Of course, the series would return, funnier than ever. Fans of the show consider the second season to be the funniest of the four years the show ran, but the first season runs a close second, and most of the classic bits are here. In the past, the episodes were not released chronologically on video, and perhaps the thinking was that the funnier episodes should be spread out over the videos so people had to buy them all, even if they didn’t want to own the complete collection, just to see the funniest parts. I prefer to see them in chronological order, because you get to see the show progress over time. The shows were originally broadcast thirty years ago, and the video quality varies from fairly good to pretty bad. When the bits were recorded live in the studio, they look better than ever. Those sideburns never looked so good. By contrast, the segments filmed on location don’t look very good at all, and never have. In 1969, Python were going for quality of writing and performing, not quality of appearance.

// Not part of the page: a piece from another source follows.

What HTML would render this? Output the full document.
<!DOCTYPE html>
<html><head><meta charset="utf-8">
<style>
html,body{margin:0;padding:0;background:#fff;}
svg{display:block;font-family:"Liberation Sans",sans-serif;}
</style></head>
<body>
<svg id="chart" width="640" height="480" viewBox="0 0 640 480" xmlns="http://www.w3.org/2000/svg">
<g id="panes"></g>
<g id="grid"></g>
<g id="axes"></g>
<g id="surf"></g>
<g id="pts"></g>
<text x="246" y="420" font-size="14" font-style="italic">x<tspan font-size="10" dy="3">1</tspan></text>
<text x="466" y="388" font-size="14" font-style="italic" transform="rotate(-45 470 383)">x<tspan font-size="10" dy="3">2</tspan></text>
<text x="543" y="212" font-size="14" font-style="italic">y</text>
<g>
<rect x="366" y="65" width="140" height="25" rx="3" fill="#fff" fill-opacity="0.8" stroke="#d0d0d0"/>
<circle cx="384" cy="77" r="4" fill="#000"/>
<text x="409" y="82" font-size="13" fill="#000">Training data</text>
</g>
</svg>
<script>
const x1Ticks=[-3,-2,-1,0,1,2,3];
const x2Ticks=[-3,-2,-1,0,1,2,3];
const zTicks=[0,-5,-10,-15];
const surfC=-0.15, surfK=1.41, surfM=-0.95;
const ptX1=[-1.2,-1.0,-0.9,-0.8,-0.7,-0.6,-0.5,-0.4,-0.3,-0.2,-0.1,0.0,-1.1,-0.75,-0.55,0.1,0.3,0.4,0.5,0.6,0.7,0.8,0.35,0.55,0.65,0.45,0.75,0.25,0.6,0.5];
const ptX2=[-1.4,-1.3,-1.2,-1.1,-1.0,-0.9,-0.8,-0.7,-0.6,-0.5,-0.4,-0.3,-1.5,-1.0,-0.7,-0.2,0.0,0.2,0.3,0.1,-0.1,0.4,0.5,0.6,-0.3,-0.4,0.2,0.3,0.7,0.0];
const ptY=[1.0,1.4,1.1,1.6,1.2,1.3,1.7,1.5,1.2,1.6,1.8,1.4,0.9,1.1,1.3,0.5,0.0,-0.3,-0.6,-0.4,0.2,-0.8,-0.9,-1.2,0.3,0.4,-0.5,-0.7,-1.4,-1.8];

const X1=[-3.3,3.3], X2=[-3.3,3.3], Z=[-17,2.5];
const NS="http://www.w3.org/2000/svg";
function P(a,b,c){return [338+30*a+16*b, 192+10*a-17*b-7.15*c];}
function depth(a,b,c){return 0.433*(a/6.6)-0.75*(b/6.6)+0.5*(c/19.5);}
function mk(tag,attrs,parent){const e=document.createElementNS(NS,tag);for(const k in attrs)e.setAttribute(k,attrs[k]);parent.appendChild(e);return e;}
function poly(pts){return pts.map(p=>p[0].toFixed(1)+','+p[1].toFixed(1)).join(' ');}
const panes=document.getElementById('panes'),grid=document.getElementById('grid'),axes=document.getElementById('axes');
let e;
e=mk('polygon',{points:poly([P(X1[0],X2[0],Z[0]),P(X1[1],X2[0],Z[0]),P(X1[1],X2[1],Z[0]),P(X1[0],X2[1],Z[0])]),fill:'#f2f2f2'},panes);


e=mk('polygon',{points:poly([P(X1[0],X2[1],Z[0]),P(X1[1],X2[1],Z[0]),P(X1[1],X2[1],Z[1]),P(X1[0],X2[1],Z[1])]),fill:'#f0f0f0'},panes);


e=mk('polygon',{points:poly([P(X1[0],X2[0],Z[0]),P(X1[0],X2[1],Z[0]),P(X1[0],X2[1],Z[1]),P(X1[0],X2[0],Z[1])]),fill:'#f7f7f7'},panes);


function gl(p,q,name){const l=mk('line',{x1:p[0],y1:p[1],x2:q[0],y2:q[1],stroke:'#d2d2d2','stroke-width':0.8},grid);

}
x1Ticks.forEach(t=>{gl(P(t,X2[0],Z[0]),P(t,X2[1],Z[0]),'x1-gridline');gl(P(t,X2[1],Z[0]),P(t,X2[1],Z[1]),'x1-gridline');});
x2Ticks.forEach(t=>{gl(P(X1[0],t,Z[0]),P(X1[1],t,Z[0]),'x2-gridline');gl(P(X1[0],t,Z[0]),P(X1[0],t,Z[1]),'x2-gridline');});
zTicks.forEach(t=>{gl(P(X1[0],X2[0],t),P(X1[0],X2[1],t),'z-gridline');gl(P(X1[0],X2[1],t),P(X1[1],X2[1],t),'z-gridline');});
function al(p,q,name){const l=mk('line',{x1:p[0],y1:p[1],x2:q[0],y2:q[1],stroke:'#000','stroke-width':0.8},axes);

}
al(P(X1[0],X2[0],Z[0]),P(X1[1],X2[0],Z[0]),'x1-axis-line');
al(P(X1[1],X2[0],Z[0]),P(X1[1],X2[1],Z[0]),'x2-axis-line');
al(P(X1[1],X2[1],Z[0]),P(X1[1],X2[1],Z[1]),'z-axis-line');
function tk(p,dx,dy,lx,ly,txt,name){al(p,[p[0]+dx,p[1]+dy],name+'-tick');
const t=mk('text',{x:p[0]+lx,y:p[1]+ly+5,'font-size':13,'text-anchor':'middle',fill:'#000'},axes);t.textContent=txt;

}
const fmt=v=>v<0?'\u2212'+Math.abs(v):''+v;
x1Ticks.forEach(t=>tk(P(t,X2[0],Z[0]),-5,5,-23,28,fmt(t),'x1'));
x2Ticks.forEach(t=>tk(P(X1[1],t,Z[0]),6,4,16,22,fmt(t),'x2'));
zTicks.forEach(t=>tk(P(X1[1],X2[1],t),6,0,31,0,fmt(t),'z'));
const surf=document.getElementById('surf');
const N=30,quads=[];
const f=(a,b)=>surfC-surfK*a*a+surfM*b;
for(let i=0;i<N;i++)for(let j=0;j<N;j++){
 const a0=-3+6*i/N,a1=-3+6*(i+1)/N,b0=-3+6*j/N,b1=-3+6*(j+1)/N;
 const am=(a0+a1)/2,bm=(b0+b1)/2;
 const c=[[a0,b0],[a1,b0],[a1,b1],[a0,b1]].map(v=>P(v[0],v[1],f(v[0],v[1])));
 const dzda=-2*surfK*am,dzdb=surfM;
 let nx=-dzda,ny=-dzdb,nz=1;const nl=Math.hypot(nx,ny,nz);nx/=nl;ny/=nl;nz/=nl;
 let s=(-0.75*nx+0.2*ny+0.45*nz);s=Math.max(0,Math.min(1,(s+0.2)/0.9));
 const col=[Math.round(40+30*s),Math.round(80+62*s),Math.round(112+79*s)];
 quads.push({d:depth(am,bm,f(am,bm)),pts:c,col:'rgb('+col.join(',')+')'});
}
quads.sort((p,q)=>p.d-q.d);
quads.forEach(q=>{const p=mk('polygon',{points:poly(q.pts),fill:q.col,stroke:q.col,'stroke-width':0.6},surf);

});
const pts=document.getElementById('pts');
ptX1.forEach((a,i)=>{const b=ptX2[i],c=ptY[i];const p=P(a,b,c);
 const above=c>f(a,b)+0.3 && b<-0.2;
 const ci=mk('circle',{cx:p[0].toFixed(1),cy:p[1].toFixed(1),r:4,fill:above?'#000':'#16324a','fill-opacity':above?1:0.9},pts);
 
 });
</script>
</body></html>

The animation segments range from looking fairly good to quite awful, but this is somewhat to be expected. You won’t find much of the likes of compression artifacts in the picture, but the clicks and pops on the source material are still there. The biggest complaint I have about the video quality is that the color seems to be too bright, and I noticed some color bleeding when someone’s wearing a particularly bright tie. (More often than not, as this was 1969.) The aspect ratio is the original 4:3 <$PS,full frame> TV presentation.
The English subtitles are actually closed-captioned subtitles, and they are almost exactly correct. In a show as well written as this one, I think it’s important for the subtitles not to be mere summaries of what was actually said. The audio is a very clear mono track, but you probably weren’t expecting a Dolby 5.1 remix on this show anyway.
The supplements are fairly good on these discs. You get some trivia, cast bios, and a glossary of "Pythonisms". You also get a live version of one of the sketches on each disc, taken from the hilarious Monty Python Live at the Hollywood Bowl, not available elsewhere on DVD. This is a nice extra, but it’s the live version of a sketch already done in the TV series. The one exception is disc 4’s "Monty Karaoke", which is the wonderful "Bruces’ Philosophers’ Song" live. The Hollywood Bowl movie contained several sketches like this one that aren’t available anywhere else. I hope the entire live movie is released by A&E in the future. You also get extra clips from the TV show, which you may not care about if you buy the entire set, and clips of Gilliam’s animation, also from the TV series.
After thirty years, Monty Python’s influence on comedy is still felt in shows like Saturday Night Live, Mr. Show and others. It’s nice to see the original show finally arrive on DVD.